DATA PROVIDED:

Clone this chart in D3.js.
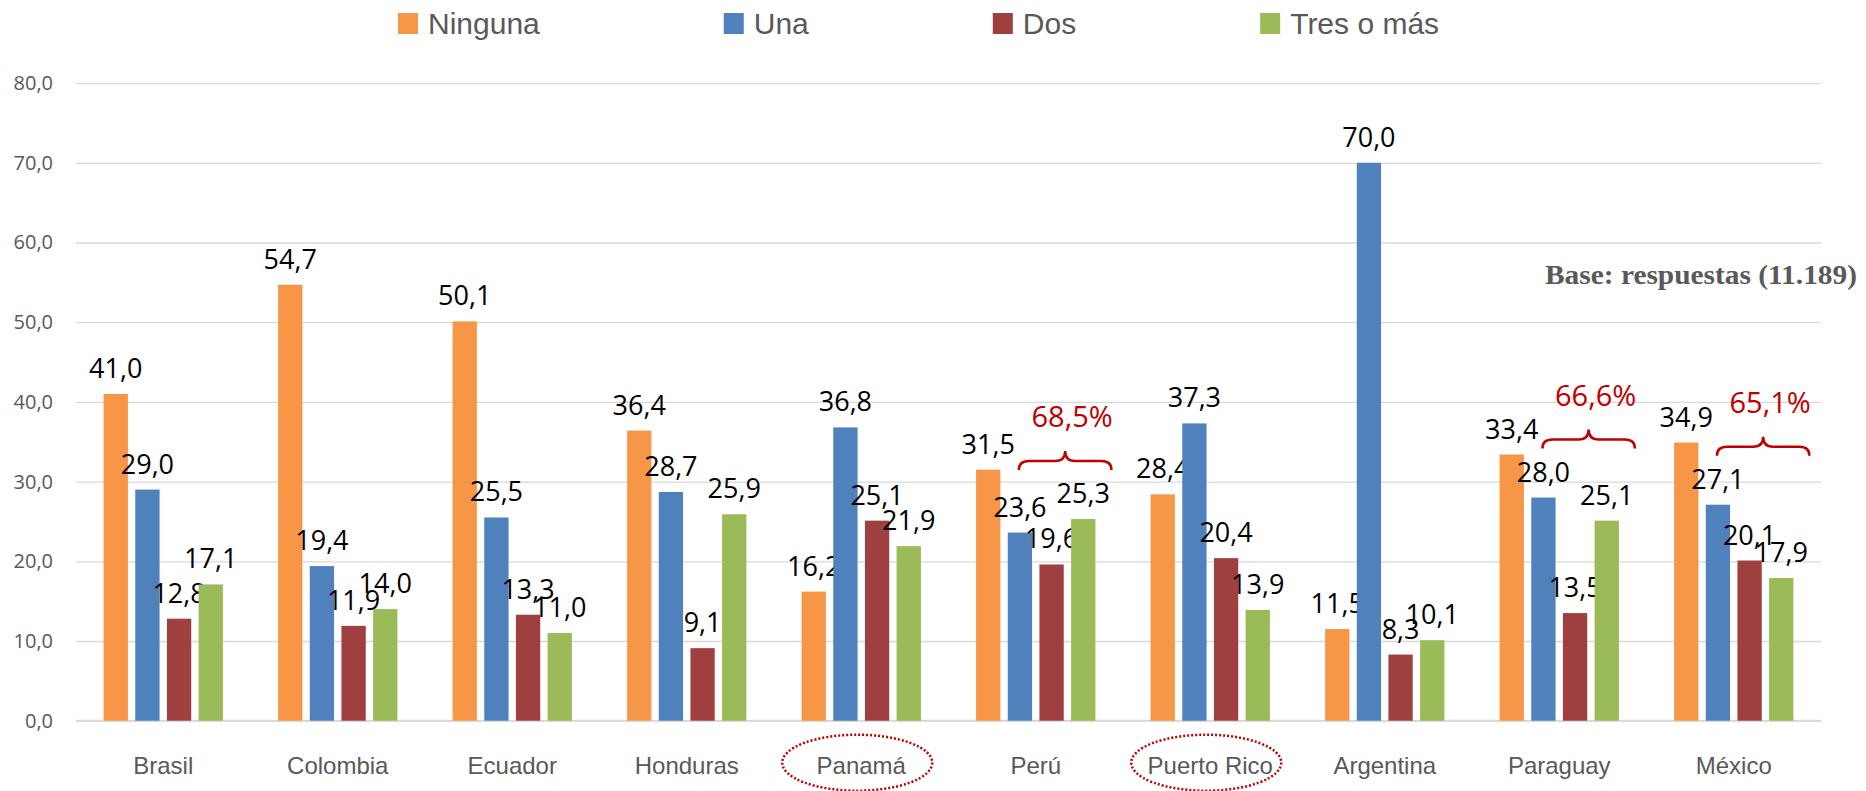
<!DOCTYPE html>
<html>
<head>
<meta charset="utf-8">
<script src="https://cdn.jsdelivr.net/npm/d3@7"></script>
<style>
body { margin: 0; background: #fff; }
</style>
</head>
<body>
<div id="graphique"></div>
<script>
//----------------------------------------------------------------
//  Données
//----------------------------------------------------------------
var pays = ["Brasil","Colombia","Ecuador","Honduras","Panamá","Perú","Puerto Rico","Argentina","Paraguay","México"];
var series = ["Ninguna","Una","Dos","Tres o más"];
var ninguna  = [41.0, 54.7, 50.1, 36.4, 16.2, 31.5, 28.4, 11.5, 33.4, 34.9];
var una      = [29.0, 19.4, 25.5, 28.7, 36.8, 23.6, 37.3, 70.0, 28.0, 27.1];
var dos      = [12.8, 11.9, 13.3,  9.1, 25.1, 19.6, 20.4,  8.3, 13.5, 20.1];
var tresOMas = [17.1, 14.0, 11.0, 25.9, 21.9, 25.3, 13.9, 10.1, 25.1, 17.9];
var graduations = [0, 10, 20, 30, 40, 50, 60, 70, 80];
var paysEntoures = ["Panamá", "Puerto Rico"];
var paysAccolades = ["Perú", "Paraguay", "México"];
var noteBase = "Base: respuestas (11.189)";

//----------------------------------------------------------------
//  Création du svg
//----------------------------------------------------------------
var largeurSvg = 1866, hauteurSvg = 791;
var marges = {haut: 83.1, droite: 45, bas: 70.3, gauche: 76};

var couleurs = {"Ninguna":"#F79646", "Una":"#4F81BD", "Dos":"#9F3F3F", "Tres o más":"#9BBB59"};
var gris = "#595959", rouge = "#C00000";

// format avec virgule décimale
var locale = d3.formatLocale({decimal: ",", thousands: ".", grouping: [3], currency: ["", "€"]});
var fmt = locale.format(".1f");

var svg = d3.select("#graphique")
    .append("svg")
    .attr("width", largeurSvg)
    .attr("height", hauteurSvg);

var valeurs = [ninguna, una, dos, tresOMas];

// pour les axes
var x0 = d3.scaleBand()
    .domain(pays)
    .range([marges.gauche, largeurSvg - marges.droite]);

var x1 = d3.scaleBand()
    .domain(series)
    .range([27.6, x0.bandwidth() - 27.6])
    .paddingInner(0.233);

var y = d3.scaleLinear()
    .domain([0, 80])
    .range([hauteurSvg - marges.bas, marges.haut]);

//----------------------------------------------------------------
//  Grille + axe des ordonnées
//----------------------------------------------------------------
var axeY = svg.append("g")
    .attr("transform", "translate(" + marges.gauche + ",0)")
    .call(d3.axisLeft(y)
        .tickValues(graduations)
        .tickSize(-(largeurSvg - marges.gauche - marges.droite))
        .tickPadding(23)
        .tickFormat(fmt));
axeY.select(".domain").remove();
axeY.selectAll("line").attr("stroke", "#d9d9d9").attr("stroke-width", 1.3);
axeY.selectAll("text")
    .attr("fill", gris)
    .style("font-family", "'Open Sans', sans-serif")
    .style("font-size", "20px");

// ligne de base
svg.append("line")
    .attr("x1", marges.gauche).attr("x2", largeurSvg - marges.droite)
    .attr("y1", y(0)).attr("y2", y(0))
    .attr("stroke", "#d9d9d9").attr("stroke-width", 2);

//----------------------------------------------------------------
//  Barres + étiquettes
//----------------------------------------------------------------
series.forEach(function(s, j) {
    var g = svg.append("g").attr("fill", couleurs[s]);
    g.selectAll("rect")
        .data(valeurs[j])
        .enter().append("rect")
            .attr("x", function(d, i) { return x0(pays[i]) + x1(s); })
            .attr("y", function(d) { return y(d); })
            .attr("width", x1.bandwidth())
            .attr("height", function(d) { return y(0) - y(d); });

    svg.append("g").selectAll("text")
        .data(valeurs[j])
        .enter().append("text")
            .attr("x", function(d, i) { return x0(pays[i]) + x1(s) + x1.bandwidth() / 2; })
            .attr("y", function(d) { return y(d) - 16; })
            .attr("text-anchor", "middle")
            .attr("fill", "#000")
            .style("font-family", "'Open Sans', sans-serif")
            .style("font-size", "27px")
            .text(function(d) { return fmt(d); });
});

//----------------------------------------------------------------
//  Axe des abscisses (noms des pays)
//----------------------------------------------------------------
svg.append("g").selectAll("text")
    .data(pays)
    .enter().append("text")
        .attr("x", function(d) { return x0(d) + x0.bandwidth() / 2; })
        .attr("y", y(0) + 53)
        .attr("text-anchor", "middle")
        .attr("fill", gris)
        .style("font-family", "'Liberation Sans', Arial, sans-serif")
        .style("font-size", "24px")
        .text(function(d) { return d; });

// ellipses pointillées
svg.append("g").selectAll("ellipse")
    .data(paysEntoures)
    .enter().append("ellipse")
        .attr("cx", function(d) { return x0(d) + x0.bandwidth() / 2 - 4; })
        .attr("cy", y(0) + 42)
        .attr("rx", 75)
        .attr("ry", 28)
        .attr("fill", "none")
        .attr("stroke", rouge)
        .attr("stroke-width", 2.5)
        .attr("stroke-dasharray", "2,2");

//----------------------------------------------------------------
//  Accolades : somme Una + Dos + Tres o más
//----------------------------------------------------------------
function accolade(xa, xb, yl) {
    var m = (xa + xb) / 2, r = 10, h = 9;
    return "M" + xa + "," + (yl + h) +
        " Q" + xa + "," + yl + " " + (xa + r) + "," + yl +
        " L" + (m - r) + "," + yl +
        " Q" + m + "," + yl + " " + m + "," + (yl - h - 1) +
        " Q" + m + "," + yl + " " + (m + r) + "," + yl +
        " L" + (xb - r) + "," + yl +
        " Q" + xb + "," + yl + " " + xb + "," + (yl + h);
}

paysAccolades.forEach(function(p) {
    var i = pays.indexOf(p);
    var total = una[i] + dos[i] + tresOMas[i];
    var maxi = d3.max([una[i], dos[i], tresOMas[i]]);
    var xa = x0(p) + x1("Una") + x1.bandwidth() / 2 - 1;
    var xb = x0(p) + x1("Tres o más") + x1.bandwidth() + 16;
    var yl = y(maxi) - 58;
    svg.append("path")
        .attr("d", accolade(xa, xb, yl))
        .attr("fill", "none")
        .attr("stroke", rouge)
        .attr("stroke-width", 2.5);
    svg.append("text")
        .attr("x", (xa + xb) / 2 + 7)
        .attr("y", yl - 34)
        .attr("text-anchor", "middle")
        .attr("fill", rouge)
        .style("font-family", "'Open Sans', sans-serif")
        .style("font-size", "29px")
        .text(fmt(total) + "%");
});

//----------------------------------------------------------------
//  Légende
//----------------------------------------------------------------
var legende = svg.append("g");
var xLeg = 398;
series.forEach(function(s) {
    legende.append("rect")
        .attr("x", xLeg).attr("y", 13)
        .attr("width", 20).attr("height", 21)
        .attr("fill", couleurs[s]);
    var t = legende.append("text")
        .attr("x", xLeg + 30).attr("y", 34)
        .attr("fill", gris)
        .style("font-family", "'Liberation Sans', Arial, sans-serif")
        .style("font-size", "30px")
        .text(s);
    xLeg = xLeg + 30 + t.node().getComputedTextLength() + 184;
});

// note "Base" (police serif grasse, resserrée à la largeur d'origine)
svg.append("text")
    .attr("x", 1545).attr("y", 284)
    .attr("textLength", 312)
    .attr("lengthAdjust", "spacingAndGlyphs")
    .attr("fill", gris)
    .style("font-family", "'Liberation Serif', serif")
    .style("font-weight", "bold")
    .style("font-size", "27.5px")
    .text(noteBase);
</script>
</body>
</html>
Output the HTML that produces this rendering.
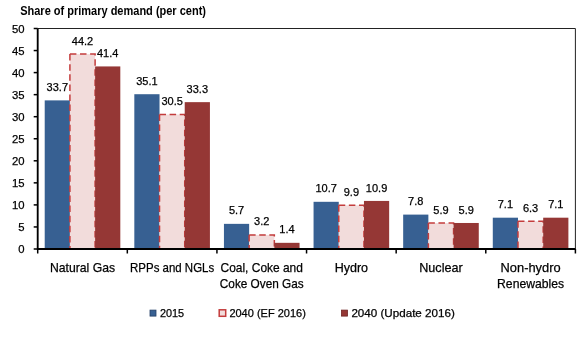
<!DOCTYPE html><html><head><meta charset="utf-8"><style>html,body{margin:0;padding:0;background:#fff;width:580px;height:338px;overflow:hidden}svg{display:block;will-change:transform}text{font-family:"Liberation Sans",sans-serif;fill:#000;stroke:#000;stroke-width:0.25px}</style></head><body>
<svg width="580" height="338" viewBox="0 0 580 338">
<text x="20.2" y="14.6" font-size="12" font-weight="bold" style="stroke-width:0" textLength="185.8" lengthAdjust="spacingAndGlyphs">Share of primary demand (per cent)</text>
<rect x="44.71" y="100.38" width="25.20" height="148.62" fill="#376092"/>
<text x="57.31" y="90.98" font-size="11" text-anchor="middle">33.7</text>
<rect x="69.91" y="54.08" width="25.20" height="194.92" fill="#F2DCDB"/>
<path d="M69.91,54.08 V249.00 M69.91,54.08 H95.11 V249.00" fill="none" stroke="#C43C3C" stroke-width="1.5" stroke-dasharray="6.5,3.6"/>
<text x="82.51" y="44.68" font-size="11" text-anchor="middle">44.2</text>
<rect x="95.11" y="66.43" width="25.20" height="182.57" fill="#953735"/>
<text x="107.71" y="57.03" font-size="11" text-anchor="middle">41.4</text>
<rect x="134.32" y="94.21" width="25.20" height="154.79" fill="#376092"/>
<text x="146.92" y="84.81" font-size="11" text-anchor="middle">35.1</text>
<rect x="159.52" y="114.50" width="25.20" height="134.50" fill="#F2DCDB"/>
<path d="M159.52,114.50 V249.00 M159.52,114.50 H184.72 V249.00" fill="none" stroke="#C43C3C" stroke-width="1.5" stroke-dasharray="6.5,3.6"/>
<text x="172.12" y="105.09" font-size="11" text-anchor="middle">30.5</text>
<rect x="184.72" y="102.15" width="25.20" height="146.85" fill="#953735"/>
<text x="197.32" y="92.75" font-size="11" text-anchor="middle">33.3</text>
<rect x="223.94" y="223.86" width="25.20" height="25.14" fill="#376092"/>
<text x="236.54" y="214.46" font-size="11" text-anchor="middle">5.7</text>
<rect x="249.14" y="234.89" width="25.20" height="14.11" fill="#F2DCDB"/>
<path d="M249.14,234.89 V249.00 M249.14,234.89 H274.34 V249.00" fill="none" stroke="#C43C3C" stroke-width="1.5" stroke-dasharray="6.5,3.6"/>
<text x="261.74" y="225.49" font-size="11" text-anchor="middle">3.2</text>
<rect x="274.34" y="242.83" width="25.20" height="6.17" fill="#953735"/>
<text x="286.94" y="233.43" font-size="11" text-anchor="middle">1.4</text>
<rect x="313.56" y="201.81" width="25.20" height="47.19" fill="#376092"/>
<text x="326.16" y="192.41" font-size="11" text-anchor="middle">10.7</text>
<rect x="338.76" y="205.34" width="25.20" height="43.66" fill="#F2DCDB"/>
<path d="M338.76,205.34 V249.00 M338.76,205.34 H363.96 V249.00" fill="none" stroke="#C43C3C" stroke-width="1.5" stroke-dasharray="6.5,3.6"/>
<text x="351.36" y="195.94" font-size="11" text-anchor="middle">9.9</text>
<rect x="363.96" y="200.93" width="25.20" height="48.07" fill="#953735"/>
<text x="376.56" y="191.53" font-size="11" text-anchor="middle">10.9</text>
<rect x="403.17" y="214.60" width="25.20" height="34.40" fill="#376092"/>
<text x="415.77" y="205.20" font-size="11" text-anchor="middle">7.8</text>
<rect x="428.37" y="222.98" width="25.20" height="26.02" fill="#F2DCDB"/>
<path d="M428.37,222.98 V249.00 M428.37,222.98 H453.57 V249.00" fill="none" stroke="#C43C3C" stroke-width="1.5" stroke-dasharray="6.5,3.6"/>
<text x="440.97" y="213.58" font-size="11" text-anchor="middle">5.9</text>
<rect x="453.57" y="222.98" width="25.20" height="26.02" fill="#953735"/>
<text x="466.17" y="213.58" font-size="11" text-anchor="middle">5.9</text>
<rect x="492.79" y="217.69" width="25.20" height="31.31" fill="#376092"/>
<text x="505.39" y="208.29" font-size="11" text-anchor="middle">7.1</text>
<rect x="517.99" y="221.22" width="25.20" height="27.78" fill="#F2DCDB"/>
<path d="M517.99,221.22 V249.00 M517.99,221.22 H543.19 V249.00" fill="none" stroke="#C43C3C" stroke-width="1.5" stroke-dasharray="6.5,3.6"/>
<text x="530.59" y="211.82" font-size="11" text-anchor="middle">6.3</text>
<rect x="543.19" y="217.69" width="25.20" height="31.31" fill="#953735"/>
<text x="555.79" y="208.29" font-size="11" text-anchor="middle">7.1</text>
<path d="M37.7,28.5 H575.4 V249.0" fill="none" stroke="#222" stroke-width="1"/>
<path d="M37.7,28.5 V249.0 H575.4" fill="none" stroke="#000" stroke-width="1.85"/>
<line x1="33.7" y1="249.0" x2="37.7" y2="249.0" stroke="#000" stroke-width="1.5"/>
<text x="24.50" y="253.10" font-size="11.3" text-anchor="end">0</text>
<line x1="33.7" y1="226.95" x2="37.7" y2="226.95" stroke="#000" stroke-width="1.5"/>
<text x="24.50" y="231.05" font-size="11.3" text-anchor="end">5</text>
<line x1="33.7" y1="204.9" x2="37.7" y2="204.9" stroke="#000" stroke-width="1.5"/>
<text x="24.50" y="209.00" font-size="11.3" text-anchor="end">10</text>
<line x1="33.7" y1="182.85" x2="37.7" y2="182.85" stroke="#000" stroke-width="1.5"/>
<text x="24.50" y="186.95" font-size="11.3" text-anchor="end">15</text>
<line x1="33.7" y1="160.8" x2="37.7" y2="160.8" stroke="#000" stroke-width="1.5"/>
<text x="24.50" y="164.90" font-size="11.3" text-anchor="end">20</text>
<line x1="33.7" y1="138.75" x2="37.7" y2="138.75" stroke="#000" stroke-width="1.5"/>
<text x="24.50" y="142.85" font-size="11.3" text-anchor="end">25</text>
<line x1="33.7" y1="116.69999999999999" x2="37.7" y2="116.69999999999999" stroke="#000" stroke-width="1.5"/>
<text x="24.50" y="120.80" font-size="11.3" text-anchor="end">30</text>
<line x1="33.7" y1="94.65" x2="37.7" y2="94.65" stroke="#000" stroke-width="1.5"/>
<text x="24.50" y="98.75" font-size="11.3" text-anchor="end">35</text>
<line x1="33.7" y1="72.6" x2="37.7" y2="72.6" stroke="#000" stroke-width="1.5"/>
<text x="24.50" y="76.70" font-size="11.3" text-anchor="end">40</text>
<line x1="33.7" y1="50.55000000000001" x2="37.7" y2="50.55000000000001" stroke="#000" stroke-width="1.5"/>
<text x="24.50" y="54.65" font-size="11.3" text-anchor="end">45</text>
<line x1="33.7" y1="28.5" x2="37.7" y2="28.5" stroke="#000" stroke-width="1.5"/>
<text x="24.50" y="32.60" font-size="11.3" text-anchor="end">50</text>
<line x1="37.7" y1="249.0" x2="37.7" y2="253.5" stroke="#000" stroke-width="1.5"/>
<line x1="127.31666666666666" y1="249.0" x2="127.31666666666666" y2="253.5" stroke="#000" stroke-width="1.5"/>
<line x1="216.93333333333334" y1="249.0" x2="216.93333333333334" y2="253.5" stroke="#000" stroke-width="1.5"/>
<line x1="306.54999999999995" y1="249.0" x2="306.54999999999995" y2="253.5" stroke="#000" stroke-width="1.5"/>
<line x1="396.16666666666663" y1="249.0" x2="396.16666666666663" y2="253.5" stroke="#000" stroke-width="1.5"/>
<line x1="485.7833333333333" y1="249.0" x2="485.7833333333333" y2="253.5" stroke="#000" stroke-width="1.5"/>
<line x1="575.4" y1="249.0" x2="575.4" y2="253.5" stroke="#000" stroke-width="1.5"/>
<text x="82.51" y="271.60" font-size="13" text-anchor="middle" textLength="65.2" lengthAdjust="spacingAndGlyphs">Natural Gas</text>
<text x="172.12" y="271.60" font-size="13" text-anchor="middle" textLength="84.1" lengthAdjust="spacingAndGlyphs">RPPs and NGLs</text>
<text x="261.74" y="271.60" font-size="13" text-anchor="middle" textLength="82.4" lengthAdjust="spacingAndGlyphs">Coal, Coke and</text>
<text x="261.74" y="288.10" font-size="13" text-anchor="middle" textLength="83.8" lengthAdjust="spacingAndGlyphs">Coke Oven Gas</text>
<text x="351.36" y="271.60" font-size="13" text-anchor="middle" textLength="33.4" lengthAdjust="spacingAndGlyphs">Hydro</text>
<text x="440.97" y="271.60" font-size="13" text-anchor="middle" textLength="43.5" lengthAdjust="spacingAndGlyphs">Nuclear</text>
<text x="530.59" y="271.60" font-size="13" text-anchor="middle" textLength="60" lengthAdjust="spacingAndGlyphs">Non-hydro</text>
<text x="530.59" y="288.10" font-size="13" text-anchor="middle" textLength="67" lengthAdjust="spacingAndGlyphs">Renewables</text>
<rect x="150.0" y="310.1" width="6.0" height="6.0" fill="#376092" stroke="#243F66" stroke-width="0.8"/>
<text x="159.89999999999998" y="317" font-size="11" textLength="24.2" lengthAdjust="spacingAndGlyphs">2015</text>
<rect x="219.2" y="309.8" width="6.5" height="6.5" fill="#F2DCDB" stroke="#C43C3C" stroke-width="1.5"/>
<text x="229.39999999999998" y="317" font-size="11" textLength="76.4" lengthAdjust="spacingAndGlyphs">2040 (EF 2016)</text>
<rect x="341.49999999999994" y="310.1" width="6.0" height="6.0" fill="#953735" stroke="#6E2422" stroke-width="0.8"/>
<text x="351.4" y="317" font-size="11" textLength="103.4" lengthAdjust="spacingAndGlyphs">2040 (Update 2016)</text>
</svg></body></html>
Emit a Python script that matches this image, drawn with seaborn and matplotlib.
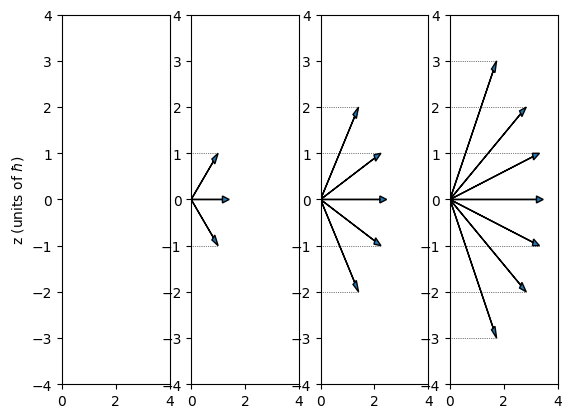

TASK DIRECTIONS: In the records above, find the lines containing "that" and copy them.

ANSWER TO THE PROBLEM:
Output the HTML that produces this rendering.
Emit a Python script that matches this image, drawn with seaborn and matplotlib.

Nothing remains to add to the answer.